GPU Optimization Orchestrator V3
You are orchestrating N optimization agents for Kokkos CUDA GPU optimization.
Parameters
Extract parameters from $ARGUMENTS (space-separated):
- •N = First argument (default: 24)
- •CHUNK_SIZE = Second argument (default: 4)
- •BUILD_JOBS = Third argument (default: 4) - Compile with
-j{BUILD_JOBS} - •TIMEOUT = Fourth argument (default: 1800) - Per-agent timeout in seconds (30 min default)
- •LOG_DIR = Fifth argument (default:
./optim_logs) - Directory for agent logs
Example: /optim-orchestrator 24 4 4 1800 ./logs → 24 agents, chunks of 4, -j4, 30min timeout, custom logs
Key Changes in V3
- •Session ID: Unique timestamp per run for isolation
- •Build from Scratch: Always clean build directories before starting
- •Smart Monitoring: Progress checks every 60s, not on every action
- •Worktree Management: Reset worktrees to clean state at session start
Auto-detected
- •SESSION_ID: Unique timestamp for this run (e.g.,
20260123_143000) - •GPU_ARCH: Auto-detected with
nvidia-smi -L - •GPU_NAME: Auto-detected for reporting
Context
- •Repository: Current directory (must be subsetix_kokkos)
- •Target file:
experimental/include/experimental/subsetix/csr/set_algebra/optimized.hpp - •Baseline:
baseline.hpp(NEVER modify) - •Benchmark target: 3D Large (~5M rows)
Phase 0: Setup & Session Initialization
bash
# Get parameters
PARAMS=($ARGUMENTS)
N_AGENTS=${PARAMS[0]:-24}
CHUNK_SIZE=${PARAMS[1]:-4}
BUILD_JOBS=${PARAMS[2]:-4}
TIMEOUT=${PARAMS[3]:-1800}
LOG_DIR=${PARAMS[4]:-"./optim_logs"}
# Create session with unique ID
SESSION_ID=$(date +%Y%m%d_%H%M%S)
SESSION_LOG_DIR="$LOG_DIR/session_${SESSION_ID}"
mkdir -p "$SESSION_LOG_DIR"
# Detect GPU
GPU_INFO=$(nvidia-smi -L 2>/dev/null | head -1)
GPU_NAME=$(echo "$GPU_INFO" | sed 's/GPU 0: //;s/(UUID.*//;s/ *$//')

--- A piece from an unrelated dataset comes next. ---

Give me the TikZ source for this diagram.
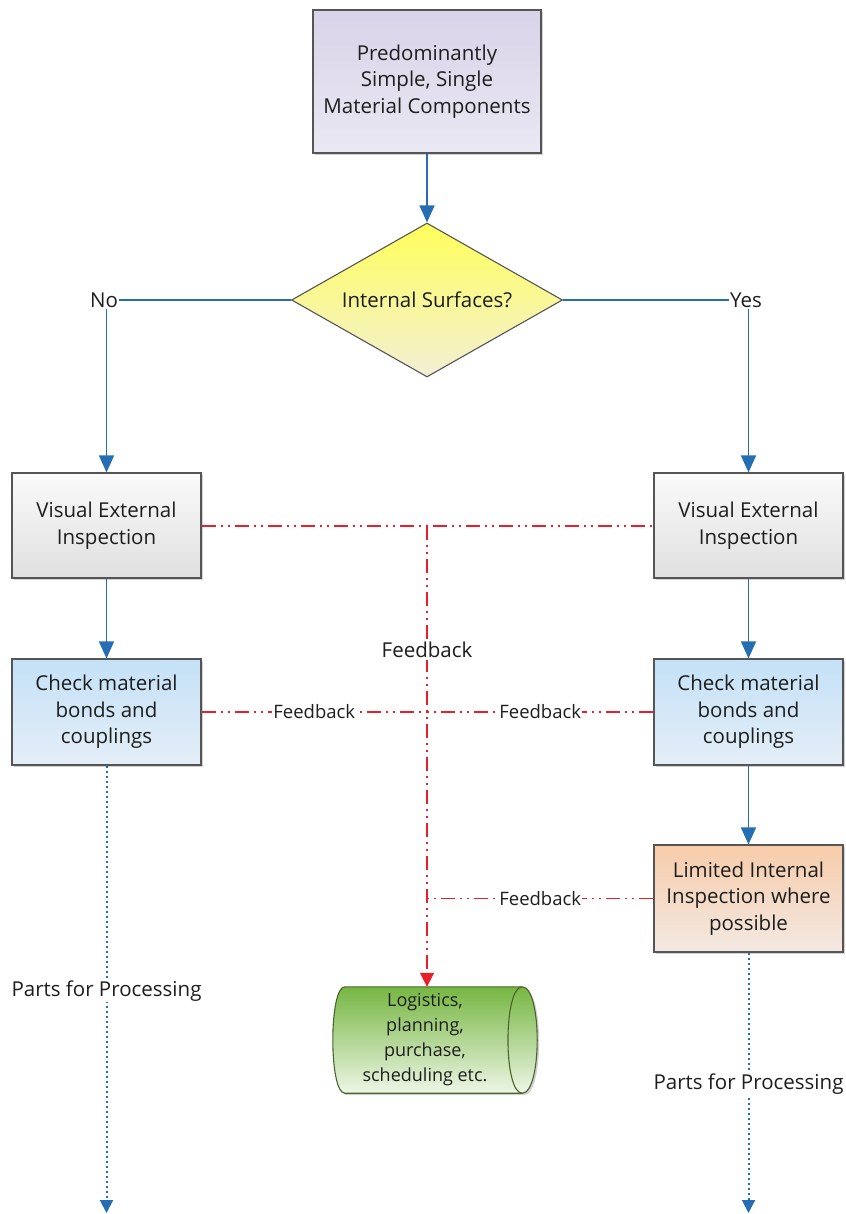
\documentclass[tikz,border=0pt]{standalone}
\usepackage{fontspec}
\setmainfont{Open Sans}
\usetikzlibrary{arrows.meta,shapes.geometric,shadows}

\definecolor{flowblue}{RGB}{38,110,180}
\definecolor{fbred}{RGB}{232,32,42}
\definecolor{edgegray}{RGB}{85,85,85}
\definecolor{txt}{RGB}{30,30,30}

\begin{document}
\begin{tikzpicture}[x=1pt,y=-1pt,
  every node/.style={text=txt},
  boxbase/.style={rectangle, draw=edgegray, line width=1.1pt, inner sep=0pt,
    align=center, font=\fontsize{20.5}{26.5}\selectfont,
    drop shadow={shadow xshift=2pt, shadow yshift=-2pt, opacity=0.3, fill=black!60}},
  stepbox/.style={boxbase, minimum width=189pt, minimum height=105pt},
  srcfill/.style={top color={rgb,255:red,216;green,211;blue,232}, bottom color={rgb,255:red,234;green,232;blue,243}},
  visfill/.style={top color={rgb,255:red,250;green,250;blue,250}, bottom color={rgb,255:red,224;green,224;blue,224}},
  chkfill/.style={top color={rgb,255:red,196;green,225;blue,247}, bottom color={rgb,255:red,228;green,238;blue,247}},
  limfill/.style={top color={rgb,255:red,247;green,204;blue,170}, bottom color={rgb,255:red,243;green,233;blue,226}},
  flowline/.style={draw=flowblue, line width=1.5pt},
  flow/.style={flowline, -{Triangle[width=15pt,length=17pt]}},
  parts/.style={draw=flowblue, line width=2pt, dash pattern=on 2pt off 3pt,
    -{Triangle[width=13pt,length=13pt]}},
  fb/.style={draw=fbred, line width=1.8pt, dash pattern=on 14pt off 5pt on 2pt off 5pt on 2pt off 5pt},
  fbtip/.style={-{Triangle[width=14pt,length=14pt]}},
  lab/.style={inner sep=1pt, font=\fontsize{20.5}{24}\selectfont},
  fblab/.style={fill=white, inner sep=1pt, font=\fontsize{18.5}{22}\selectfont},
  fblabbig/.style={fill=white, inner sep=2pt, font=\fontsize{20.5}{24}\selectfont},
  partslab/.style={fill=white, inner sep=1pt, font=\fontsize{20.5}{24}\selectfont},
]
\useasboundingbox (0,0) rectangle (845,1214);

% ---- source and decision ----
\node[boxbase, srcfill, minimum width=228pt, minimum height=143pt] (src) at (427,81.5)
  {Predominantly\\Simple, Single\\Material Components};
\node[diamond, draw=edgegray, line width=1.1pt, aspect=1.76, inner sep=0pt,
  minimum width=271pt, minimum height=154pt,
  top color={rgb,255:red,255;green,255;blue,90}, bottom color={rgb,255:red,243;green,239;blue,214},
  font=\fontsize{20.5}{24}\selectfont] (dia) at (427,300) {Internal Surfaces?};
\node[lab] (no) at (104,300) {No};
\node[lab] (yes) at (746,300) {Yes};

% ---- process steps ----
\node[stepbox, visfill] (visL) at (106.5,525.5) {Visual External\\Inspection};
\node[stepbox, visfill] (visR) at (748.5,525.5) {Visual External\\Inspection};
\node[stepbox, chkfill, minimum height=106pt] (chkL) at (106.5,712) {Check material\\bonds and\\couplings};
\node[stepbox, chkfill, minimum height=106pt] (chkR) at (748.5,712) {Check material\\bonds and\\couplings};
\node[stepbox, limfill, minimum height=107pt] (lim) at (748.5,898.5) {Limited Internal\\Inspection where\\possible};

% ---- data store (horizontal cylinder) ----
\node[rectangle, minimum width=177pt, minimum height=106pt, inner sep=0pt] (store) at (433.5,1040) {};
\path[draw={rgb,255:red,74;green,100;blue,46}, line width=1.1pt,
  top color={rgb,255:red,118;green,182;blue,66}, bottom color={rgb,255:red,238;green,246;blue,230},
  drop shadow={shadow xshift=2pt, shadow yshift=-2pt, opacity=0.3, fill=black!60}]
  (store.north west) -- (store.north east)
  .. controls +(20,0) and +(20,0) .. (store.south east)
  -- (store.south west)
  .. controls +(-16,0) and +(-16,0) .. (store.north west) -- cycle;
\draw[draw={rgb,255:red,74;green,100;blue,46}, line width=1.1pt]
  (store.north east) .. controls +(-19,0) and +(-19,0) .. (store.south east);
\node[align=center, inner sep=0pt, font=\fontsize{18}{25}\selectfont] (storetext) at (425,1040)
  {Logistics,\\planning,\\purchase,\\scheduling etc.};

% ---- main flow ----
\draw[flow] (src.south) -- (dia.north);
\draw[flowline] (dia.west) -- (no.east);
\draw[flowline] (dia.east) -- (yes.west);
\draw[flow] (no.south -| visL.north) -- (visL.north);
\draw[flow] (yes.south -| visR.north) -- (visR.north);
\draw[flow] (visL.south) -- (chkL.north);
\draw[flow] (visR.south) -- (chkR.north);
\draw[flow] (chkR.south) -- (lim.north);

% ---- feedback ----
\coordinate (j1) at (427,526);
\draw[fb] (visL.east |- j1) -- (visR.west |- j1);
\draw[fb, fbtip] (j1) -- node[fblabbig, pos=0.269] {Feedback} (j1 |- store.north);
\draw[fb] (chkL.east) -- node[fblab] {Feedback} (chkL.east -| j1);
\draw[fb] (chkR.west) -- node[fblab] {Feedback} (chkR.west -| j1);
\draw[fb] (lim.west) -- node[fblab] {Feedback} (lim.west -| j1);

% ---- outputs ----
\coordinate (endL) at (106.5,1213);
\coordinate (endR) at (748.5,1213);
\draw[parts] (chkL.south) -- node[partslab, pos=0.504] {Parts for Processing} (endL);
\draw[parts] (lim.south) -- node[partslab, pos=0.506] {Parts for Processing} (endR);
\end{tikzpicture}
\end{document}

# Map GPU name to Kokkos architecture
case "$GPU_NAME" in
*RTX*40*|*4070*|*4060*) GPU_ARCH="ADA89" ;;
*RTX*30*|*3050*) GPU_ARCH="AMPERE86" ;;
*RTX*20*|*2080*) GPU_ARCH="TURING75" ;;
*A100*) GPU_ARCH="AMPERE80" ;;
*H100*) GPU_ARCH="HOPPER90" ;;
*) GPU_ARCH="AMPERE86" ;; # Default fallback
esac
# Session log file
LOG_FILE="$SESSION_LOG_DIR/orchestrator.log"
echo "=== GPU Optimization Orchestrator V3 ===" | tee "$LOG_FILE"

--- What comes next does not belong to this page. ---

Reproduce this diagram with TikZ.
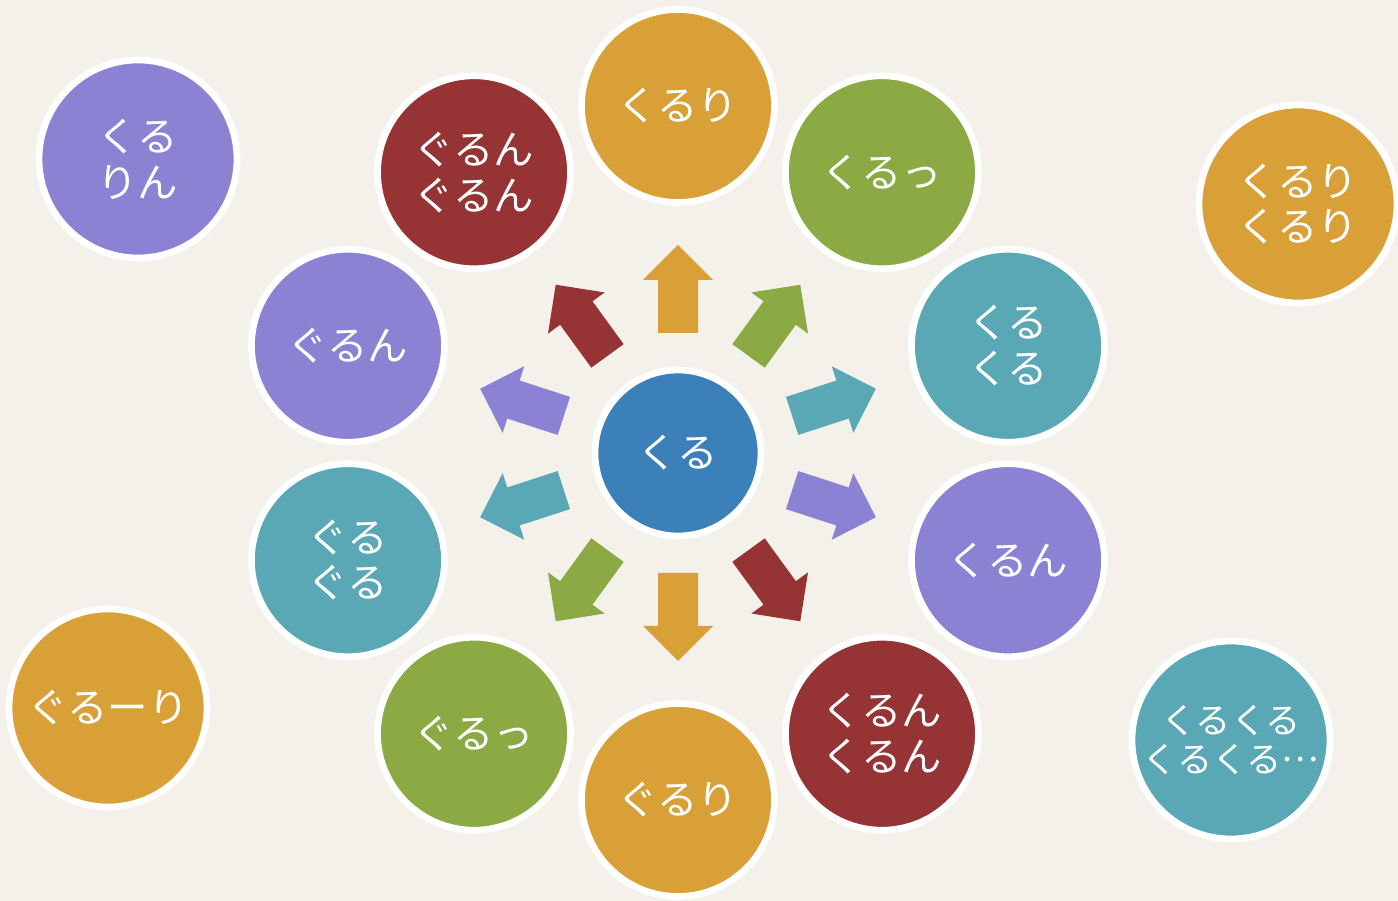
\documentclass[tikz,border=0pt]{standalone}
\usepackage{fontspec}
\newfontfamily\jpfont{Noto Sans CJK JP}
\usetikzlibrary{positioning}

\definecolor{paper}{HTML}{F3F1EA}
\definecolor{kOrange}{HTML}{D9A038}
\definecolor{kGreen}{HTML}{8BAA43}
\definecolor{kTeal}{HTML}{5AA8B5}
\definecolor{kPurple}{HTML}{8B82D3}
\definecolor{kRed}{HTML}{953335}
\definecolor{kBlue}{HTML}{3B80B9}

\tikzset{
  bubble/.style={circle, draw=white, line width=3.8pt, text=white, align=center,
    inner sep=0pt, font=\jpfont\fontsize{23}{26}\selectfont},
  ring/.style={bubble, minimum size=3.86cm},
  corner/.style={bubble, minimum size=3.96cm},
  hub/.style={bubble, fill=kBlue, minimum size=3.32cm}
}

\begin{document}
\begin{tikzpicture}[x=0.02cm, y=0.02cm]
  \useasboundingbox (-678,-448) rectangle (720,453);
  \fill[paper] (-678,-448) rectangle (720,453);

  % centre
  \node[hub] (kuru) at (0,0) {くる};

  % ring of words and arrows
  \foreach \ang/\col/\name/\txt in {
      90/kOrange/kururi/{くるり},
      54/kGreen/kurut/{くるっ},
      18/kTeal/kurukuru/{くる\\くる},
      -18/kPurple/kurun/{くるん},
      -54/kRed/kurunkurun/{くるん\\くるん},
      -90/kOrange/gururi/{ぐるり},
      -126/kGreen/gurut/{ぐるっ},
      -162/kTeal/guruguru/{ぐる\\ぐる},
      162/kPurple/gurun/{ぐるん},
      126/kRed/gurungurun/{ぐるん\\ぐるん}} {
    \node[ring, fill=\col] (\name) at (\ang:347) {\txt};
    \fill[\col, rotate=\ang] (120,-20) -- (173,-20) -- (173,-35) -- (208,0)
      -- (173,35) -- (173,20) -- (120,20) -- cycle;
  }

  % corners
  \node[corner, fill=kPurple] (kururin) at (-540,294) {くる\\りん};
  \node[corner, fill=kOrange] (kururikururi) at (620,249) {くるり\\くるり};
  \node[corner, fill=kOrange] (guruuri) at (-570,-255) {ぐるーり};
  \node[corner, fill=kTeal, font=\jpfont\fontsize{20}{22}\selectfont] (kurukuruetc)
    at (553,-287) {くるくる\\くるくる\raisebox{0.3em}[0pt][0pt]{…}};
\end{tikzpicture}
\end{document}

echo "Session ID: $SESSION_ID" | tee -a "$LOG_FILE"
echo "GPU: $GPU_NAME ($GPU_ARCH)" | tee -a "$LOG_FILE"
echo "Agents: $N_AGENTS | Chunk: $CHUNK_SIZE | Jobs: $BUILD_JOBS" | tee -a "$LOG_FILE"

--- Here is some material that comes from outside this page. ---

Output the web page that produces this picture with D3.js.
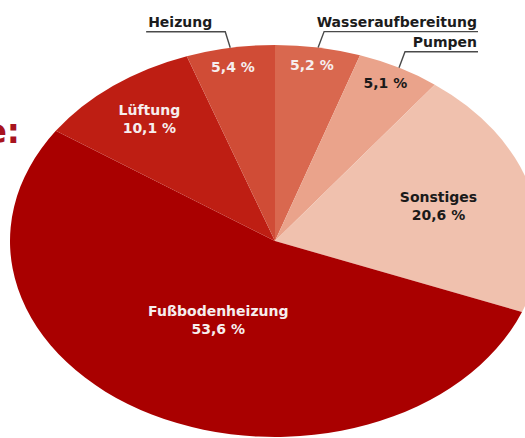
<!DOCTYPE html>
<html>
<head>
<meta charset="utf-8">
<script src="https://cdn.jsdelivr.net/npm/d3@7"></script>
<style>
  body { margin: 0; background: #fff; }
  svg { display: block; }
  text { font-family: "DejaVu Sans", Verdana, sans-serif; font-weight: bold; }
</style>
</head>
<body>
<svg id="chart"></svg>
<script>
// data, clockwise from 12 o'clock
const categories = ["Wasseraufbereitung", "Pumpen", "Sonstiges", "Fußbodenheizung", "Lüftung", "Heizung"];
const values = [5.2, 5.1, 20.6, 53.6, 10.1, 5.4];
const outside = ["Wasseraufbereitung", "Pumpen", "Heizung"];   // name outside with leader line
const colors = ["#d9684f", "#eaa38b", "#f0c1ae", "#a90000", "#be1e13", "#d04c36"];
const darkText = ["Pumpen", "Sonstiges"];

const width = 525, height = 438;
const cx = 275, cy = 241, rx = 265, ry = 196;
const k = ry / rx;

const svg = d3.select("#chart").attr("width", width).attr("height", height);

const de = d3.formatLocale({ decimal: ",", thousands: ".", grouping: [3], currency: ["", " €"] });
const fmt = v => de.format(".1f")(v) + " %";

const data = categories.map((c, i) => ({ name: c, value: values[i], color: colors[i] }));

const pie = d3.pie().value(d => d.value).sort(null);
const arcs = pie(data);
const arc = d3.arc().innerRadius(0).outerRadius(rx);

// pie is a circle squashed vertically
svg.append("g")
    .attr("transform", `translate(${cx},${cy}) scale(1,${k})`)
    .selectAll("path")
    .data(arcs)
    .join("path")
    .attr("d", arc)
    .attr("fill", d => d.data.color);

// point on the squashed circle
function pt(angle, r) {
    return [cx + r * Math.sin(angle), cy - r * Math.cos(angle) * k];
}
const mid = d => (d.startAngle + d.endAngle) / 2;

// bigger slices get their label closer to the centre
const labelR = d3.scaleLog().domain([5, 53.6]).range([0.91, 0.46]);

const labels = svg.append("g");
arcs.forEach(d => {
    const [x, y] = pt(mid(d), labelR(d.data.value) * rx);
    const isOut = outside.includes(d.data.name);
    const t = labels.append("text")
        .attr("text-anchor", "middle")
        .attr("font-size", 14)
        .attr("fill", darkText.includes(d.data.name) ? "#1a1a1a" : "#f6eeee");
    if (isOut) {
        t.attr("x", x - 2).attr("y", y + 4).text(fmt(d.data.value));
    } else {
        t.append("tspan").attr("x", x).attr("y", y - 5).text(d.data.name);
        t.append("tspan").attr("x", x).attr("y", y + 13).text(fmt(d.data.value));
    }
});

// outside names with leader lines
const rightEdge = 477;
arcs.filter(d => outside.includes(d.data.name)).forEach(d => {
    const a = mid(d);
    const [ex, ey] = pt(a, rx);
    const right = Math.sin(a) > 0;
    const elbow = [ex + (right ? 6 : -5), ey - 16];
    const t = svg.append("text")
        .attr("font-size", 14)
        .attr("fill", "#1c1c1c")
        .attr("y", elbow[1] - 5)
        .text(d.data.name);
    let x0, x1;
    if (right) {
        t.attr("text-anchor", "end").attr("x", rightEdge);
        x0 = elbow[0]; x1 = rightEdge + 1;
    } else {
        t.attr("text-anchor", "end").attr("x", elbow[0] - 13);
        const w = t.node().getComputedTextLength();
        x0 = elbow[0] - 13 - w - 2; x1 = elbow[0];
    }
    svg.append("path")
        .attr("d", `M${ex},${ey}L${elbow[0]},${elbow[1]}` +
            (right ? `L${x1},${elbow[1]}` : `L${x0},${elbow[1]}`))
        .attr("fill", "none")
        .attr("stroke", "#4a4a4a")
        .attr("stroke-width", 1.4);
});

// cropped heading fragment on the left
svg.append("text")
    .attr("x", 20)
    .attr("y", 143)
    .attr("text-anchor", "end")
    .attr("font-size", 33)
    .attr("fill", "#a8141e")
    .text("e:");
</script>
</body>
</html>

echo "Session dir: $SESSION_LOG_DIR" | tee -a "$LOG_FILE"
echo "=====================================" | tee -a "$LOG_FILE"
Phase 1: Prepare Worktrees (Reset to Clean State)
bash
cd /home/sbstndbs/subsetix_kokkos
# Clean up worktrees from previous sessions
for i in $(seq -f "%02g" 1 $N_AGENTS); do
WORKTREE="../subsetix_kokkos_optimized_opt${i}"
# Remove existing worktree
if git worktree list | grep -q "optimized_opt${i}"; then
echo "Removing old worktree optimized_opt${i}..." | tee -a "$LOG_FILE"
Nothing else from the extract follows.